* What the task asks
Give back every line exactly as it appears, pictures excluded.

* start *

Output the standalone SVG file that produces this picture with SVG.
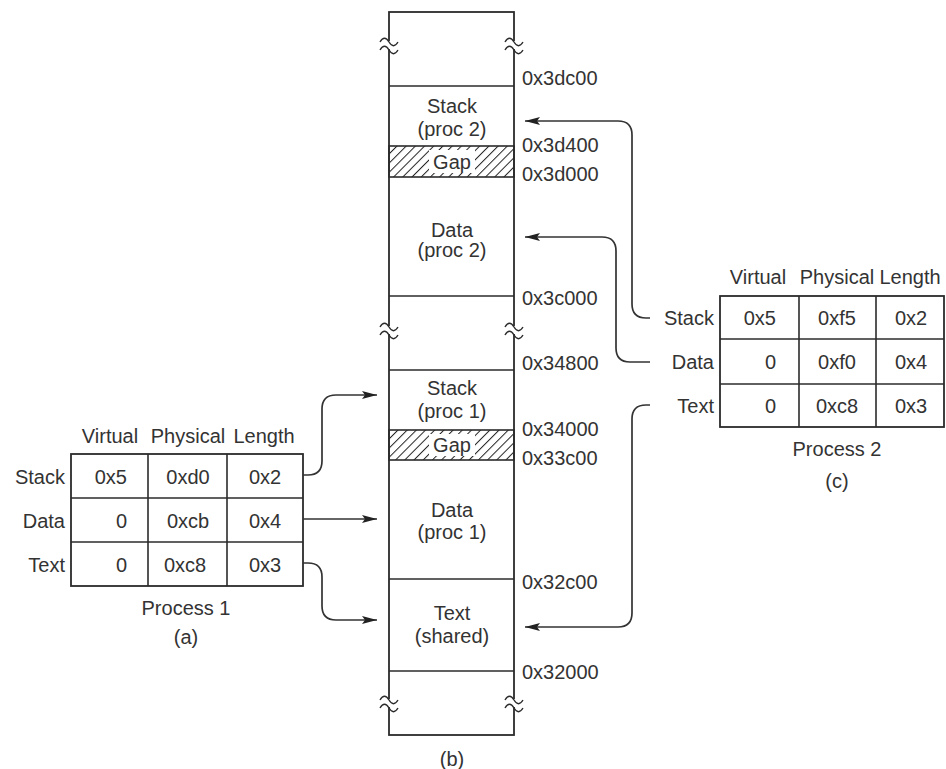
<svg xmlns="http://www.w3.org/2000/svg" width="946" height="769" viewBox="0 0 946 769">
<defs>
<style>
text{font-family:"Liberation Sans",Arial,sans-serif;font-size:20px;fill:#333}
.m{text-anchor:middle}
.e{text-anchor:end}
.ln{stroke:#2b2b2b;stroke-width:1.6;fill:none}
.bx{stroke:#2b2b2b;stroke-width:1.8;fill:#fff}
.cn{stroke:#333;stroke-width:1.7;fill:none}
.brk{stroke:#2b2b2b;stroke-width:1.4;fill:none}
</style>
<marker id="ah" markerUnits="userSpaceOnUse" markerWidth="16" markerHeight="10" refX="15" refY="4.5" orient="auto">
<path d="M0,0.5 L15,4.5 L0,8.5 L3,4.5 z" fill="#222"/>
</marker>
<pattern id="hatch" patternUnits="userSpaceOnUse" width="6.5" height="6.5" patternTransform="rotate(45)">
<line x1="0" y1="0" x2="0" y2="6.5" stroke="#222" stroke-width="2"/>
</pattern>
<g id="brkL">
<rect x="-3" y="-4" width="6" height="8" fill="#fff"/>
<path class="brk" d="M-9,-3 c3,-5 6,-5 9,0 s6,5 9,0"/>
<path class="brk" d="M-9,5 c3,-5 6,-5 9,0 s6,5 9,0"/>
</g>
</defs>
<rect width="946" height="769" fill="#fff"/>

<!-- (b) memory column -->
<g id="memory">
<rect class="bx" x="389" y="12" width="125" height="723"/>
<line class="ln" x1="389" y1="86" x2="514" y2="86"/>
<line class="ln" x1="389" y1="296" x2="514" y2="296"/>
<line class="ln" x1="389" y1="370" x2="514" y2="370"/>
<line class="ln" x1="389" y1="579" x2="514" y2="579"/>
<line class="ln" x1="389" y1="671" x2="514" y2="671"/>
<use href="#brkL" x="389" y="45"/>
<use href="#brkL" x="514" y="45"/>
<use href="#brkL" x="389" y="330"/>
<use href="#brkL" x="514" y="330"/>
<use href="#brkL" x="389" y="703"/>
<use href="#brkL" x="514" y="703"/>
</g>

<g id="stack2">
<text class="m" x="452" y="113">Stack</text>
<text class="m" x="452" y="136">(proc 2)</text>
</g>
<g id="gap2">
<rect x="389" y="146" width="125" height="31" fill="url(#hatch)" stroke="#2b2b2b" stroke-width="1.6"/>
<rect x="429" y="150" width="46" height="23" fill="#fff"/>
<text class="m" x="452" y="169">Gap</text>
</g>
<g id="data2">
<text class="m" x="452" y="237">Data</text>
<text class="m" x="452" y="257">(proc 2)</text>
</g>
<g id="stack1">
<text class="m" x="452" y="395">Stack</text>
<text class="m" x="452" y="418">(proc 1)</text>
</g>
<g id="gap1">
<rect x="389" y="430" width="125" height="30" fill="url(#hatch)" stroke="#2b2b2b" stroke-width="1.6"/>
<rect x="429" y="434" width="46" height="22" fill="#fff"/>
<text class="m" x="452" y="452">Gap</text>
</g>
<g id="data1">
<text class="m" x="452" y="517">Data</text>
<text class="m" x="452" y="539">(proc 1)</text>
</g>
<g id="text-shared">
<text class="m" x="452" y="620">Text</text>
<text class="m" x="452" y="643">(shared)</text>
</g>
<g id="addresses">
<text x="522" y="85">0x3dc00</text>
<text x="522" y="152">0x3d400</text>
<text x="522" y="181">0x3d000</text>
<text x="522" y="305">0x3c000</text>
<text x="522" y="370">0x34800</text>
<text x="522" y="436">0x34000</text>
<text x="522" y="465">0x33c00</text>
<text x="522" y="589">0x32c00</text>
<text x="522" y="679">0x32000</text>
</g>
<text id="label-b" class="m" x="452" y="766">(b)</text>

<!-- (a) Process 1 table -->
<g id="table1">
<text class="m" x="110" y="443">Virtual</text>
<text class="m" x="188" y="443">Physical</text>
<text class="m" x="264" y="443">Length</text>
<rect class="bx" x="71" y="454" width="232" height="132"/>
<line class="ln" x1="71" y1="498" x2="303" y2="498"/>
<line class="ln" x1="71" y1="542" x2="303" y2="542"/>
<line class="ln" x1="148" y1="454" x2="148" y2="586"/>
<line class="ln" x1="227" y1="454" x2="227" y2="586"/>
<text class="e" x="65" y="484">Stack</text>
<text class="e" x="65" y="528">Data</text>
<text class="e" x="65" y="572">Text</text>
<text class="e" x="127" y="484">0x5</text>
<text class="e" x="127" y="528">0</text>
<text class="e" x="127" y="572">0</text>
<text class="m" x="188" y="484">0xd0</text>
<text class="m" x="188" y="528">0xcb</text>
<text class="m" x="185" y="572">0xc8</text>
<text class="m" x="265" y="484">0x2</text>
<text class="m" x="265" y="528">0x4</text>
<text class="m" x="265" y="572">0x3</text>
<text class="m" x="186" y="615">Process 1</text>
<text class="m" x="186" y="644">(a)</text>
</g>

<!-- (c) Process 2 table -->
<g id="table2">
<text class="m" x="758" y="284">Virtual</text>
<text class="m" x="837" y="284">Physical</text>
<text class="m" x="910" y="284">Length</text>
<rect class="bx" x="720" y="296" width="224" height="131"/>
<line class="ln" x1="720" y1="339" x2="944" y2="339"/>
<line class="ln" x1="720" y1="384" x2="944" y2="384"/>
<line class="ln" x1="799" y1="296" x2="799" y2="427"/>
<line class="ln" x1="876" y1="296" x2="876" y2="427"/>
<text class="e" x="714" y="325">Stack</text>
<text class="e" x="714" y="369">Data</text>
<text class="e" x="714" y="413">Text</text>
<text class="e" x="776" y="325">0x5</text>
<text class="e" x="776" y="369">0</text>
<text class="e" x="776" y="413">0</text>
<text class="m" x="837" y="325">0xf5</text>
<text class="m" x="837" y="369">0xf0</text>
<text class="m" x="837" y="413">0xc8</text>
<text class="m" x="911" y="325">0x2</text>
<text class="m" x="911" y="369">0x4</text>
<text class="m" x="911" y="413">0x3</text>
<text class="m" x="837" y="456">Process 2</text>
<text class="m" x="837" y="488">(c)</text>
</g>

<!-- connectors -->
<g id="connectors">
<path class="cn" marker-end="url(#ah)" d="M303,475 H308 Q322,475 322,461 V409 Q322,395 336,395 H377"/>
<path class="cn" marker-end="url(#ah)" d="M303,519 H377"/>
<path class="cn" marker-end="url(#ah)" d="M303,563 H308 Q322,563 322,577 V606 Q322,620 336,620 H377"/>
<path class="cn" marker-end="url(#ah)" d="M650,318 H646 Q632,318 632,304 V135 Q632,121 618,121 H525"/>
<path class="cn" marker-end="url(#ah)" d="M650,362 H630 Q616,362 616,348 V251 Q616,237 602,237 H525"/>
<path class="cn" marker-end="url(#ah)" d="M650,405 H646 Q632,405 632,419 V613 Q632,627 618,627 H525"/>
</g>
</svg>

* end *

* Result of this exercise
Output the standalone SVG file that produces this picture with SVG.
<svg xmlns="http://www.w3.org/2000/svg" width="946" height="769" viewBox="0 0 946 769">
<defs>
<style>
text{font-family:"Liberation Sans",Arial,sans-serif;font-size:20px;fill:#333}
.m{text-anchor:middle}
.e{text-anchor:end}
.ln{stroke:#2b2b2b;stroke-width:1.6;fill:none}
.bx{stroke:#2b2b2b;stroke-width:1.8;fill:#fff}
.cn{stroke:#333;stroke-width:1.7;fill:none}
.brk{stroke:#2b2b2b;stroke-width:1.4;fill:none}
</style>
<marker id="ah" markerUnits="userSpaceOnUse" markerWidth="16" markerHeight="10" refX="15" refY="4.5" orient="auto">
<path d="M0,0.5 L15,4.5 L0,8.5 L3,4.5 z" fill="#222"/>
</marker>
<pattern id="hatch" patternUnits="userSpaceOnUse" width="6.5" height="6.5" patternTransform="rotate(45)">
<line x1="0" y1="0" x2="0" y2="6.5" stroke="#222" stroke-width="2"/>
</pattern>
<g id="brkL">
<rect x="-3" y="-4" width="6" height="8" fill="#fff"/>
<path class="brk" d="M-9,-3 c3,-5 6,-5 9,0 s6,5 9,0"/>
<path class="brk" d="M-9,5 c3,-5 6,-5 9,0 s6,5 9,0"/>
</g>
</defs>
<rect width="946" height="769" fill="#fff"/>

<!-- (b) memory column -->
<g id="memory">
<rect class="bx" x="389" y="12" width="125" height="723"/>
<line class="ln" x1="389" y1="86" x2="514" y2="86"/>
<line class="ln" x1="389" y1="296" x2="514" y2="296"/>
<line class="ln" x1="389" y1="370" x2="514" y2="370"/>
<line class="ln" x1="389" y1="579" x2="514" y2="579"/>
<line class="ln" x1="389" y1="671" x2="514" y2="671"/>
<use href="#brkL" x="389" y="45"/>
<use href="#brkL" x="514" y="45"/>
<use href="#brkL" x="389" y="330"/>
<use href="#brkL" x="514" y="330"/>
<use href="#brkL" x="389" y="703"/>
<use href="#brkL" x="514" y="703"/>
</g>

<g id="stack2">
<text class="m" x="452" y="113">Stack</text>
<text class="m" x="452" y="136">(proc 2)</text>
</g>
<g id="gap2">
<rect x="389" y="146" width="125" height="31" fill="url(#hatch)" stroke="#2b2b2b" stroke-width="1.6"/>
<rect x="429" y="150" width="46" height="23" fill="#fff"/>
<text class="m" x="452" y="169">Gap</text>
</g>
<g id="data2">
<text class="m" x="452" y="237">Data</text>
<text class="m" x="452" y="257">(proc 2)</text>
</g>
<g id="stack1">
<text class="m" x="452" y="395">Stack</text>
<text class="m" x="452" y="418">(proc 1)</text>
</g>
<g id="gap1">
<rect x="389" y="430" width="125" height="30" fill="url(#hatch)" stroke="#2b2b2b" stroke-width="1.6"/>
<rect x="429" y="434" width="46" height="22" fill="#fff"/>
<text class="m" x="452" y="452">Gap</text>
</g>
<g id="data1">
<text class="m" x="452" y="517">Data</text>
<text class="m" x="452" y="539">(proc 1)</text>
</g>
<g id="text-shared">
<text class="m" x="452" y="620">Text</text>
<text class="m" x="452" y="643">(shared)</text>
</g>
<g id="addresses">
<text x="522" y="85">0x3dc00</text>
<text x="522" y="152">0x3d400</text>
<text x="522" y="181">0x3d000</text>
<text x="522" y="305">0x3c000</text>
<text x="522" y="370">0x34800</text>
<text x="522" y="436">0x34000</text>
<text x="522" y="465">0x33c00</text>
<text x="522" y="589">0x32c00</text>
<text x="522" y="679">0x32000</text>
</g>
<text id="label-b" class="m" x="452" y="766">(b)</text>

<!-- (a) Process 1 table -->
<g id="table1">
<text class="m" x="110" y="443">Virtual</text>
<text class="m" x="188" y="443">Physical</text>
<text class="m" x="264" y="443">Length</text>
<rect class="bx" x="71" y="454" width="232" height="132"/>
<line class="ln" x1="71" y1="498" x2="303" y2="498"/>
<line class="ln" x1="71" y1="542" x2="303" y2="542"/>
<line class="ln" x1="148" y1="454" x2="148" y2="586"/>
<line class="ln" x1="227" y1="454" x2="227" y2="586"/>
<text class="e" x="65" y="484">Stack</text>
<text class="e" x="65" y="528">Data</text>
<text class="e" x="65" y="572">Text</text>
<text class="e" x="127" y="484">0x5</text>
<text class="e" x="127" y="528">0</text>
<text class="e" x="127" y="572">0</text>
<text class="m" x="188" y="484">0xd0</text>
<text class="m" x="188" y="528">0xcb</text>
<text class="m" x="185" y="572">0xc8</text>
<text class="m" x="265" y="484">0x2</text>
<text class="m" x="265" y="528">0x4</text>
<text class="m" x="265" y="572">0x3</text>
<text class="m" x="186" y="615">Process 1</text>
<text class="m" x="186" y="644">(a)</text>
</g>

<!-- (c) Process 2 table -->
<g id="table2">
<text class="m" x="758" y="284">Virtual</text>
<text class="m" x="837" y="284">Physical</text>
<text class="m" x="910" y="284">Length</text>
<rect class="bx" x="720" y="296" width="224" height="131"/>
<line class="ln" x1="720" y1="339" x2="944" y2="339"/>
<line class="ln" x1="720" y1="384" x2="944" y2="384"/>
<line class="ln" x1="799" y1="296" x2="799" y2="427"/>
<line class="ln" x1="876" y1="296" x2="876" y2="427"/>
<text class="e" x="714" y="325">Stack</text>
<text class="e" x="714" y="369">Data</text>
<text class="e" x="714" y="413">Text</text>
<text class="e" x="776" y="325">0x5</text>
<text class="e" x="776" y="369">0</text>
<text class="e" x="776" y="413">0</text>
<text class="m" x="837" y="325">0xf5</text>
<text class="m" x="837" y="369">0xf0</text>
<text class="m" x="837" y="413">0xc8</text>
<text class="m" x="911" y="325">0x2</text>
<text class="m" x="911" y="369">0x4</text>
<text class="m" x="911" y="413">0x3</text>
<text class="m" x="837" y="456">Process 2</text>
<text class="m" x="837" y="488">(c)</text>
</g>

<!-- connectors -->
<g id="connectors">
<path class="cn" marker-end="url(#ah)" d="M303,475 H308 Q322,475 322,461 V409 Q322,395 336,395 H377"/>
<path class="cn" marker-end="url(#ah)" d="M303,519 H377"/>
<path class="cn" marker-end="url(#ah)" d="M303,563 H308 Q322,563 322,577 V606 Q322,620 336,620 H377"/>
<path class="cn" marker-end="url(#ah)" d="M650,318 H646 Q632,318 632,304 V135 Q632,121 618,121 H525"/>
<path class="cn" marker-end="url(#ah)" d="M650,362 H630 Q616,362 616,348 V251 Q616,237 602,237 H525"/>
<path class="cn" marker-end="url(#ah)" d="M650,405 H646 Q632,405 632,419 V613 Q632,627 618,627 H525"/>
</g>
</svg>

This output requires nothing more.